Since Schliemann’s initial excavations, there have been several additional expeditions to Troy, among them those by his architect, Wilhelm Dörpfeld; by Carl Blegen and the University of Cincinnati in the 1930s; and finally by Manfred Korfmann and now Ernst Pernicka and Tübingen University from the late 1980s until today.
The destruction of the sixth city—Troy VI—is still a matter of debate. Initially dated to ca. 1250 BC, it was probably actually destroyed a bit earlier, about 1300 BC.31 This was a wealthy city, with imported objects from Mesopotamia, Egypt, and Cyprus, as well as from Mycenaean Greece. It was also what one might call a “contested periphery”—that is, it was located both on the periphery of the Mycenaean world and on the periphery of the Hittite Empire—and was thus caught between two of the great powers of the ancient Mediterranean Bronze Age world.
Dörpfeld believed that the Mycenaeans had captured this city (Troy VI) and burned it to the ground, and that it was this event that formed the basis of Homer’s epic tales.
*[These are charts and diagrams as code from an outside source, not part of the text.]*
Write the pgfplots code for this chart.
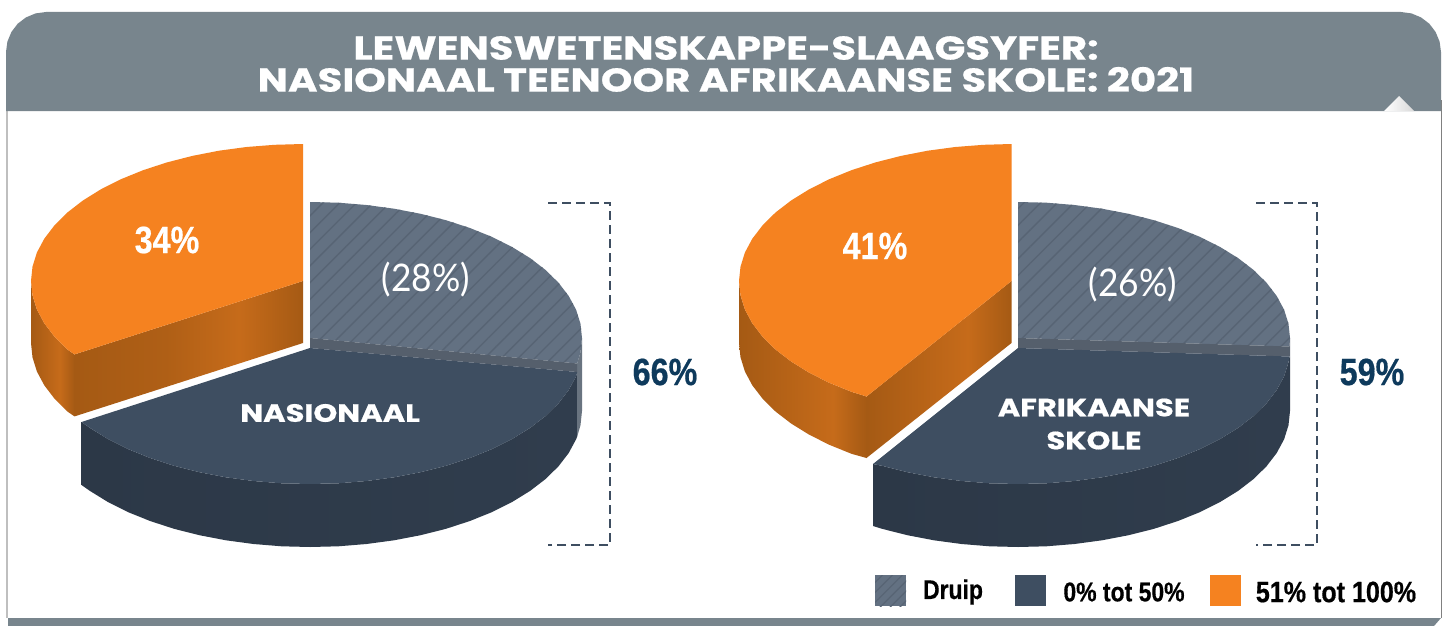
\documentclass[border=0pt]{standalone}
\usepackage{fontspec}
\usepackage{pgfplots}
\usepackage{pgfplotstable}
\pgfplotsset{compat=1.18}
\usetikzlibrary{patterns.meta}
\newfontfamily\titlefont[FakeStretch=1.22,FakeBold=0.6]{Poppins}
\newfontfamily\condfont[FakeStretch=0.85,FakeBold=0.5]{Liberation Sans}
\newfontfamily\lightfont[FakeStretch=0.93]{Lato}
\definecolor{hdr}{RGB}{120,133,141}
\definecolor{orng}{RGB}{245,130,32}
\definecolor{navy}{RGB}{62,78,97}
\definecolor{navyside}{RGB}{44,56,71}
\definecolor{navysideb}{RGB}{48,61,77}
\definecolor{slate}{RGB}{99,113,130}
\definecolor{slateh}{RGB}{87,100,116}
\definecolor{strip}{RGB}{85,95,108}
\definecolor{rimc}{RGB}{105,116,128}
\definecolor{oa}{RGB}{165,90,20}
\definecolor{ob}{RGB}{198,107,26}
\definecolor{om}{RGB}{175,95,22}
\definecolor{numc}{RGB}{14,58,92}
\pgfdeclarehorizontalshading{owl}{100bp}{color(0bp)=(oa);color(25bp)=(oa);color(58bp)=(ob);color(75bp)=(oa);color(100bp)=(oa)}
\pgfdeclarehorizontalshading{ocl}{100bp}{color(0bp)=(oa);color(25bp)=(oa);color(45bp)=(om);color(61bp)=(ob);color(75bp)=(oa);color(100bp)=(oa)}
\pgfdeclarehorizontalshading{owr}{100bp}{color(0bp)=(oa);color(25bp)=(oa);color(62bp)=(ob);color(75bp)=(oa);color(100bp)=(oa)}
\pgfdeclarehorizontalshading{ocr}{100bp}{color(0bp)=(oa);color(25bp)=(oa);color(60bp)=(ob);color(75bp)=(oa);color(100bp)=(oa)}
\pgfplotstableread{
x y
310 202
338.4 202.7
366.5 205
394 208.7
420.6 213.8
446 220.2
469.9 228
492 236.9
512.1 247
530.1 258.1
545.6 270
558.5 282.7
568.7 296
576.1 309.7
580.5 323.8
582 338
580.5 352.2
577.2 363.5
310 338
}\greyL
\pgfplotstableread{
x y
1018 202
1046.4 202.7
1074.5 205
1102 208.7
1128.6 213.8
1154 220.2
1177.9 228
1200 236.9
1220.1 247
1238.1 258.1
1253.6 270
1266.5 282.7
1276.7 296
1284.1 309.7
1288.5 323.8
1290 338
1289.5 346.5
1018 338
}\greyR
\pgfplotstableread{
x y
875 575
906 575
906 606
875 606
}\greyLeg
\begin{document}
\begin{tikzpicture}
\begin{axis}[
  scale only axis, width=1448pt, height=626pt,
  xmin=0, xmax=1448, ymin=0, ymax=626, y dir=reverse,
  hide axis, clip=false, no markers,
  every axis plot/.append style={forget plot, draw=none},
]
% canvas and panel
\addplot[fill=white] coordinates {(0,0)(1448,0)(1448,626)(0,626)} -- cycle;
\addplot[draw=black!25, line width=2pt] coordinates {(7,100)(7,618)};
\addplot[draw=black!50, line width=1pt] coordinates {(1441,100)(1441,618)};
\addplot[fill=hdr] coordinates {(8,618)(1441,618)(1434,626)(8,626)} -- cycle;
\addplot[fill=hdr] coordinates {(6,111)(6,52)(7.4,41.6)(11.4,32)(17.7,23.7)(26,17.4)(35.6,13.4)(46,12)(1401,12)(1411.4,13.4)(1421,17.4)(1429.3,23.7)(1435.6,32)(1439.6,41.6)(1441,52)(1441,111)} -- cycle;
\addplot[left color=white, right color=black!15] coordinates {(1384,111)(1399,96)(1414,111)} -- cycle;
% left pie: dark wall, rim, grey, strip, dark top
\addplot[left color=navyside, right color=navysideb] coordinates {
(577.2,372)(576.1,376.3)(568.7,390)(558.5,403.3)(545.6,416)(530.1,427.9)(512.1,439)(492,449.1)(469.9,458)(446,465.8)(420.6,472.2)(394,477.3)(366.5,481)(338.4,483.3)(310,484)(281.6,483.3)(253.5,481)(226,477.3)(199.4,472.2)(174,465.8)(150.1,458)(128,449.1)(107.9,439)(89.9,427.9)(81.5,422)
(81.5,485)(89.9,490.9)(107.9,502)(128,512.1)(150.1,521)(174,528.8)(199.4,535.2)(226,540.3)(253.5,544)(281.6,546.3)(310,547)(338.4,546.3)(366.5,544)(394,540.3)(420.6,535.2)(446,528.8)(469.9,521)(492,512.1)(512.1,502)(530.1,490.9)(545.6,479)(558.5,466.3)(568.7,453)(576.1,439.3)(577.2,436.5)} -- cycle;
\addplot[fill=rimc] coordinates {(577.2,363.5)(580.5,352.2)(582,338)(582,411)(580.5,425.2)(577.2,436.5)} -- cycle;
\addplot[fill=slate] table {\greyL} -- cycle;
\addplot[pattern={Lines[angle=45,distance=11.8pt,line width=1.4pt]}, pattern color=slateh] table {\greyL} -- cycle;
\addplot[fill=strip] coordinates {(310,338)(577.2,363.5)(577.2,372)(310,348)} -- cycle;
\addplot[fill=navy] coordinates {
(310,348)(577.2,372)(576.1,376.3)(568.7,390)(558.5,403.3)(545.6,416)(530.1,427.9)(512.1,439)(492,449.1)(469.9,458)(446,465.8)(420.6,472.2)(394,477.3)(366.5,481)(338.4,483.3)(310,484)(281.6,483.3)(253.5,481)(226,477.3)(199.4,472.2)(174,465.8)(150.1,458)(128,449.1)(107.9,439)(89.9,427.9)(81.5,422)} -- cycle;
% left orange
\addplot[shading=owl] coordinates {(31,281)(32.5,295.3)(36.9,309.5)(44.3,323.3)(54.5,336.7)(67.4,349.5)(74.5,354.4)(74.5,416.4)(67.4,411.5)(54.5,398.7)(44.3,385.3)(36.9,371.5)(32.5,357.3)(31,343)} -- cycle;
\addplot[shading=ocl] coordinates {(74.5,354.4)(303,281)(303,343)(74.5,416.4)} -- cycle;
\addplot[fill=orng] coordinates {(303,144)(274.6,144.8)(246.5,147)(219,150.7)(192.4,155.9)(167,162.4)(143.1,170.2)(121,179.2)(100.9,189.3)(82.9,200.5)(67.4,212.5)(54.5,225.3)(44.3,238.7)(36.9,252.5)(32.5,266.7)(31,281)(32.5,295.3)(36.9,309.5)(44.3,323.3)(54.5,336.7)(67.4,349.5)(74.5,354.4)(303,281)} -- cycle;
% right pie
\addplot[left color=navyside, right color=navysideb] coordinates {
(1289.5,356.5)(1288.5,362.2)(1284.1,376.3)(1276.7,390)(1266.5,403.3)(1253.6,416)(1238.1,427.9)(1220.1,439)(1200,449.1)(1177.9,458)(1154,465.8)(1128.6,472.2)(1102,477.3)(1074.5,481)(1046.4,483.3)(1018,484)(989.6,483.3)(961.5,481)(934,477.3)(907.4,472.2)(882,465.8)(873,464)
(873,526)(882,528.8)(907.4,535.2)(934,540.3)(961.5,544)(989.6,546.3)(1018,547)(1046.4,546.3)(1074.5,544)(1102,540.3)(1128.6,535.2)(1154,528.8)(1177.9,521)(1200,512.1)(1220.1,502)(1238.1,490.9)(1253.6,479)(1266.5,466.3)(1276.7,453)(1284.1,439.3)(1288.5,425.2)(1290,411)(1290,356.5)} -- cycle;
\addplot[fill=slate] table {\greyR} -- cycle;
\addplot[pattern={Lines[angle=45,distance=11.8pt,line width=1.4pt]}, pattern color=slateh] table {\greyR} -- cycle;
\addplot[fill=strip] coordinates {(1018,338)(1289.5,346.5)(1290,338)(1290,356.5)(1018,348)} -- cycle;
\addplot[fill=navy] coordinates {
(1018,348)(1289.5,356.5)(1288.5,362.2)(1284.1,376.3)(1276.7,390)(1266.5,403.3)(1253.6,416)(1238.1,427.9)(1220.1,439)(1200,449.1)(1177.9,458)(1154,465.8)(1128.6,472.2)(1102,477.3)(1074.5,481)(1046.4,483.3)(1018,484)(989.6,483.3)(961.5,481)(934,477.3)(907.4,472.2)(882,465.8)(873,464)} -- cycle;
% right orange
\addplot[shading=owr] coordinates {(739,281)(740.5,295.3)(744.9,309.5)(752.3,323.3)(762.6,336.7)(775.5,349.5)(791.1,361.5)(809.2,372.7)(829.3,382.8)(851.5,391.8)(866.5,396.5)(866.5,458)(851.5,453.8)(829.3,444.8)(809.2,434.7)(791.1,423.5)(775.5,411.5)(762.6,398.7)(752.3,385.3)(744.9,371.5)(740.5,357.3)(739,343)} -- cycle;
\addplot[shading=ocr] coordinates {(866.5,396.5)(1011.5,281)(1011.5,343)(866.5,458)} -- cycle;
\addplot[fill=orng] coordinates {(1011.5,144)(983.5,144.8)(955.3,147)(927.7,150.7)(901,155.9)(875.5,162.4)(851.5,170.2)(829.3,179.2)(809.2,189.3)(791.1,200.5)(775.5,212.5)(762.6,225.3)(752.3,238.7)(744.9,252.5)(740.5,266.7)(739,281)(740.5,295.3)(744.9,309.5)(752.3,323.3)(762.6,336.7)(775.5,349.5)(791.1,361.5)(809.2,372.7)(829.3,382.8)(851.5,391.8)(866.5,396.5)(1011.5,281)} -- cycle;
% brackets
\addplot[draw=navy, line width=2.6pt, dash pattern=on 9pt off 5pt] coordinates {(548,203)(610,203)(610,545)(548,545)};
\addplot[draw=navy, line width=2.6pt, dash pattern=on 9pt off 5pt] coordinates {(1256,203)(1317,203)(1317,545)(1256,545)};
% legend swatches
\addplot[fill=slate] table {\greyLeg} -- cycle;
\addplot[pattern={Lines[angle=45,distance=7pt,line width=1.2pt]}, pattern color=slateh] table {\greyLeg} -- cycle;
\addplot[fill=navy] coordinates {(1015,575)(1046,575)(1046,606)(1015,606)} -- cycle;
\addplot[fill=orng] coordinates {(1210,575)(1241,575)(1241,606)(1210,606)} -- cycle;
% text
\node[text=white, align=center, font=\titlefont\bfseries\fontsize{33}{32}\selectfont] at (726,64) {LEWENSWETENSKAPPE-SLAAGSYFER:\\NASIONAAL TEENOOR AFRIKAANSE SKOLE: 2021};
\node[text=white, font=\condfont\bfseries\fontsize{38}{38}\selectfont] at (167,240) {34\%};
\node[text=white, font=\condfont\bfseries\fontsize{38}{38}\selectfont] at (875,246) {41\%};
\node[text=white, font=\lightfont\fontsize{38}{38}\selectfont] at (426,280) {(28\%)};
\node[text=white, font=\lightfont\fontsize{38}{38}\selectfont] at (1133,285) {(26\%)};
\node[text=numc, font=\condfont\bfseries\fontsize{38}{38}\selectfont] at (665,372) {66\%};
\node[text=numc, font=\condfont\bfseries\fontsize{38}{38}\selectfont] at (1372,372) {59\%};
\node[text=white, font=\titlefont\bfseries\fontsize{25}{25}\selectfont] at (330,413) {NASIONAAL};
\node[text=white, align=center, font=\titlefont\bfseries\fontsize{25}{33}\selectfont] at (1094,424) {AFRIKAANSE\\SKOLE};
\node[text=black, font=\condfont\bfseries\fontsize{27}{27}\selectfont] at (953,592) {Druip};
\node[text=black, font=\condfont\bfseries\fontsize{27}{27}\selectfont] at (1124,592) {0\% tot 50\%};
\node[text=black, font=\condfont\bfseries\fontsize{29.5}{29.5}\selectfont] at (1336,592) {51\% tot 100\%};
\end{axis}
\end{tikzpicture}
\end{document}
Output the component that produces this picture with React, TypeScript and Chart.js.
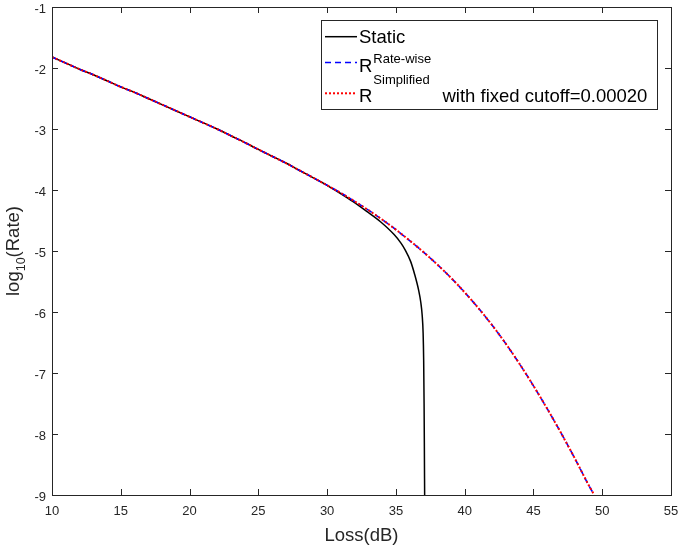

Blegen, digging several decades later, disagreed, and published what he said was indisputable evidence for destruction not by humans, but by an earthquake. His argument included positive evidence, such as walls knocked out of line and collapsed towers, as well as negative evidence, for he found no arrows, no swords, no remnants of warfare.32 In fact, it is now clear that the type of damage that Blegen found was similar to that seen at many sites in the Aegean and Eastern Mediterranean, including Mycenae and Tiryns on mainland Greece. It is also clear that these earthquakes did not all take place at the exact same time during the Late Bronze Age, as will be seen below.
Blegen also thought that the following city, Troy VIIa, was a more likely candidate for Priam’s Troy. This city was probably destroyed ca. 1180 BC, and may have been overwhelmed by the Sea Peoples rather than by the Mycenaeans, although this is by no means certain. We shall leave the story here for the moment and pick it up again in the next chapter, when we discuss the events of the twelfth century BC.